→ **Exercise**
Reproduce every line of the material below, but drop the pictures.

## BEGIN

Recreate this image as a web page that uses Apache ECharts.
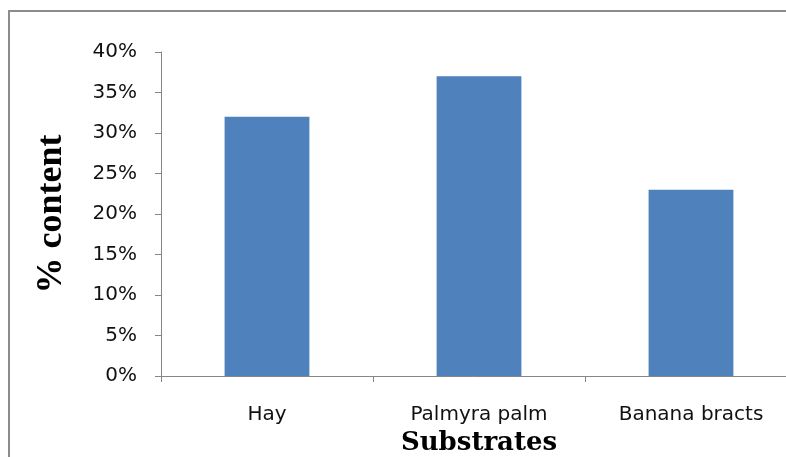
<!DOCTYPE html>
<html><head><meta charset="utf-8">
<script src="https://cdn.jsdelivr.net/npm/echarts@6/dist/echarts.min.js"></script>
<style>html,body{margin:0;padding:0;background:#fff;overflow:hidden}#c{width:786px;height:457px}</style>
</head><body><div id="c"></div>
<script>
const categories = ["Hay", "Palmyra palm", "Banana bracts"];
const values = [0.32, 0.37, 0.23];
const yTicks = [0, 0.05, 0.10, 0.15, 0.20, 0.25, 0.30, 0.35, 0.40];

const chart = echarts.init(document.getElementById('c'));
chart.setOption({
  animation: false,
  backgroundColor: '#fff',
  graphic: [{
    type: 'line', silent: true,
    shape: {x1: 9, y1: 11, x2: 9, y2: 470},
    style: {stroke: '#8c8c8c', lineWidth: 2}
  }, {
    type: 'line', silent: true,
    shape: {x1: 8, y1: 11, x2: 900, y2: 11},
    style: {stroke: '#8c8c8c', lineWidth: 2}
  }],
  grid: {left: 161, right: -11, top: 52, bottom: 81, containLabel: false, outerBoundsMode: 'none'},
  xAxis: {
    type: 'category', data: categories,
    name: 'Substrates', nameLocation: 'middle', nameGap: 48,
    nameTextStyle: {fontFamily: 'DejaVu Serif', fontWeight: 'bold', fontSize: 26, color: '#000'},
    axisLine: {lineStyle: {color: '#868686', width: 1}},
    axisTick: {show: true, length: 6, lineStyle: {color: '#868686'}},
    axisLabel: {margin: 29, fontFamily: 'DejaVu Sans', fontSize: 20, color: '#111'}
  },
  yAxis: {
    type: 'value', min: yTicks[0], max: yTicks[yTicks.length - 1], interval: 0.05,
    name: '% content', nameLocation: 'middle', nameGap: 91, nameRotate: 90,
    nameTextStyle: {fontFamily: 'Liberation Serif', fontWeight: 'bold', fontSize: 36, color: '#000'},
    axisLine: {show: true, lineStyle: {color: '#868686', width: 1}},
    axisTick: {show: true, length: 6, lineStyle: {color: '#868686'}},
    splitLine: {show: false},
    axisLabel: {margin: 24, fontFamily: 'DejaVu Sans', fontSize: 20, color: '#111',
      formatter: v => Math.round(v * 100) + '%'}
  },
  series: [{
    type: 'bar', data: values, barWidth: '40%',
    itemStyle: {color: '#4F81BD'}
  }]
});
</script></body></html>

## END

→ **Exercise result**
Recreate this image as a web page that uses Apache ECharts.
<!DOCTYPE html>
<html><head><meta charset="utf-8">
<script src="https://cdn.jsdelivr.net/npm/echarts@6/dist/echarts.min.js"></script>
<style>html,body{margin:0;padding:0;background:#fff;overflow:hidden}#c{width:786px;height:457px}</style>
</head><body><div id="c"></div>
<script>
const categories = ["Hay", "Palmyra palm", "Banana bracts"];
const values = [0.32, 0.37, 0.23];
const yTicks = [0, 0.05, 0.10, 0.15, 0.20, 0.25, 0.30, 0.35, 0.40];

const chart = echarts.init(document.getElementById('c'));
chart.setOption({
  animation: false,
  backgroundColor: '#fff',
  graphic: [{
    type: 'line', silent: true,
    shape: {x1: 9, y1: 11, x2: 9, y2: 470},
    style: {stroke: '#8c8c8c', lineWidth: 2}
  }, {
    type: 'line', silent: true,
    shape: {x1: 8, y1: 11, x2: 900, y2: 11},
    style: {stroke: '#8c8c8c', lineWidth: 2}
  }],
  grid: {left: 161, right: -11, top: 52, bottom: 81, containLabel: false, outerBoundsMode: 'none'},
  xAxis: {
    type: 'category', data: categories,
    name: 'Substrates', nameLocation: 'middle', nameGap: 48,
    nameTextStyle: {fontFamily: 'DejaVu Serif', fontWeight: 'bold', fontSize: 26, color: '#000'},
    axisLine: {lineStyle: {color: '#868686', width: 1}},
    axisTick: {show: true, length: 6, lineStyle: {color: '#868686'}},
    axisLabel: {margin: 29, fontFamily: 'DejaVu Sans', fontSize: 20, color: '#111'}
  },
  yAxis: {
    type: 'value', min: yTicks[0], max: yTicks[yTicks.length - 1], interval: 0.05,
    name: '% content', nameLocation: 'middle', nameGap: 91, nameRotate: 90,
    nameTextStyle: {fontFamily: 'Liberation Serif', fontWeight: 'bold', fontSize: 36, color: '#000'},
    axisLine: {show: true, lineStyle: {color: '#868686', width: 1}},
    axisTick: {show: true, length: 6, lineStyle: {color: '#868686'}},
    splitLine: {show: false},
    axisLabel: {margin: 24, fontFamily: 'DejaVu Sans', fontSize: 20, color: '#111',
      formatter: v => Math.round(v * 100) + '%'}
  },
  series: [{
    type: 'bar', data: values, barWidth: '40%',
    itemStyle: {color: '#4F81BD'}
  }]
});
</script></body></html>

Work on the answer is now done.